The Swiss firm reported that its end of year sales were up 45.8 percent on 2011 to 3.9bn CHF ($4.25bn), which was deemed to be a better than expected result by analysts who mostly attributed it to the acquisition of Arch Chemicals.
However, despite increasing 15 per cent, earnings before interest and tax (EBIT) fell short of Lonza's total in 2011, which CEO Richard Ridinger said was due to the firm's increased spending.
He praised the Life Science Ingredients and Bioscience divisions, but said he was “unsatisfied with the EBIT performance of our Custom Manufacturing division.”
Melanie Disa, Media Relations for Lonza, told Outsourcing-Pharma.com that Ridinger’s comments were due to the ramp-up costs of its new facilities in Singapore and quality related expenses in the Hopkinton, Massachusetts facility, both of which negatively impacted performance.
Disa added that “demand in Custom Manufacturing and Development Services was steady, resulting in good capacity utilization and the outsourcing trend is considered to be solid.”

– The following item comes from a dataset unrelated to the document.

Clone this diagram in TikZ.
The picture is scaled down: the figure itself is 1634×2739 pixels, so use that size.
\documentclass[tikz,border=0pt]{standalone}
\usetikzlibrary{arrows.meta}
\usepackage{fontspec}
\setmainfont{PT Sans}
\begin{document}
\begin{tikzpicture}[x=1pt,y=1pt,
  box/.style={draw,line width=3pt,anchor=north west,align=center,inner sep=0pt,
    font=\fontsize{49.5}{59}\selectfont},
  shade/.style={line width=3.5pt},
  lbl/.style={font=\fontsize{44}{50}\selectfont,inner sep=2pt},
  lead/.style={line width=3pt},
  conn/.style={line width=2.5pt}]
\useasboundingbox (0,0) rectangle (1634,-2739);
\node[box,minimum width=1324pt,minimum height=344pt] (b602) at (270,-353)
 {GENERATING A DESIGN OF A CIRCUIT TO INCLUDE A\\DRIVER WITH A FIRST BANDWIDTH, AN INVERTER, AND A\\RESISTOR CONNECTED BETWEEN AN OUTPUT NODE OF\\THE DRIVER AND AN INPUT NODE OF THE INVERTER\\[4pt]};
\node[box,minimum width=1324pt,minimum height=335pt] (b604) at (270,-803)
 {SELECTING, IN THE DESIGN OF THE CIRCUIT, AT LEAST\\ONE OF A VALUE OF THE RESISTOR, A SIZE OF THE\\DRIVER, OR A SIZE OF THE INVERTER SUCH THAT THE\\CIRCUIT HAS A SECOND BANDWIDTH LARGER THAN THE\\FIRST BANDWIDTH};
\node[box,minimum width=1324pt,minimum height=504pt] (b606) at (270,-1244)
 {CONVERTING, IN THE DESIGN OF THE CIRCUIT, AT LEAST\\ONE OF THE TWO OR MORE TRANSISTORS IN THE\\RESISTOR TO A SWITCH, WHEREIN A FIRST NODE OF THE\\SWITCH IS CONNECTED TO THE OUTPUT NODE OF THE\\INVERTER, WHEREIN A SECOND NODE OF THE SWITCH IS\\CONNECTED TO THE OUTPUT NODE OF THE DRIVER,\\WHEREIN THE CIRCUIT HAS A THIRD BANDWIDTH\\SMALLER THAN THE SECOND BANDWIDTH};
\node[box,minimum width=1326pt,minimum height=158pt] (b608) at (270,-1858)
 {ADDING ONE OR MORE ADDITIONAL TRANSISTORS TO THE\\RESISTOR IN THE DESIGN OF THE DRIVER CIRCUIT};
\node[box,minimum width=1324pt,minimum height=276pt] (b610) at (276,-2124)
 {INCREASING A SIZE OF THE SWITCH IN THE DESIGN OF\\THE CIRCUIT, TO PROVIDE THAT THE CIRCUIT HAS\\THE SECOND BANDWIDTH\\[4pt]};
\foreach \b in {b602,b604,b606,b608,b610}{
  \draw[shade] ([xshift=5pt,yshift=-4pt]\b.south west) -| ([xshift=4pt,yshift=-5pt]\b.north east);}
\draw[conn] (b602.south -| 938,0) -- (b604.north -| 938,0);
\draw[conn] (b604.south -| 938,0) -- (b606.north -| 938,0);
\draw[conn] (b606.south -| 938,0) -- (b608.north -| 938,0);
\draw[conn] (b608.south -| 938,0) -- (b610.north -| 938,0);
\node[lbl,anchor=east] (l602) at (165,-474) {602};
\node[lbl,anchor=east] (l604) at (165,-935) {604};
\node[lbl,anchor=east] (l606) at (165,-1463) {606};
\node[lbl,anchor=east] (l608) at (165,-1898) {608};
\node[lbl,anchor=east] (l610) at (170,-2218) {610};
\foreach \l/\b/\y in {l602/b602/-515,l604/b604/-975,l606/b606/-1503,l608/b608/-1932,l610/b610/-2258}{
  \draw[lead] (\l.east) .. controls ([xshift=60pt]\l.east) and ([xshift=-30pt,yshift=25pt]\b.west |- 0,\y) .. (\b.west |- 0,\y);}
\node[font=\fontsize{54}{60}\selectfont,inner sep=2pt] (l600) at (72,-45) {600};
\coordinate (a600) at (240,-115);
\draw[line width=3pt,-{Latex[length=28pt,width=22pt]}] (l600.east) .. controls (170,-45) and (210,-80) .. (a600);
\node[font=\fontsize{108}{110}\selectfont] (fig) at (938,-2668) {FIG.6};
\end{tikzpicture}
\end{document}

Ridinger told shareholders that Lonza plans to streamline its manufacturing operations and improve on its efficiency with various structural changes of which details were not given.
He told shareholders that it intends to adjust its “manufacturing footprint” in moving from a product to a market orientated organization.
According to Disa, Lonza’s manufacturing strategy is currently in the beginning stages of a transformational year. She said: "We will conduct a review of our global footprint to ensure best practices and productivity improvements are identified and implemented throughout the organization.”
Disa did not offer comment regarding whether any facilities would be off-loaded and if there would be any loss of jobs.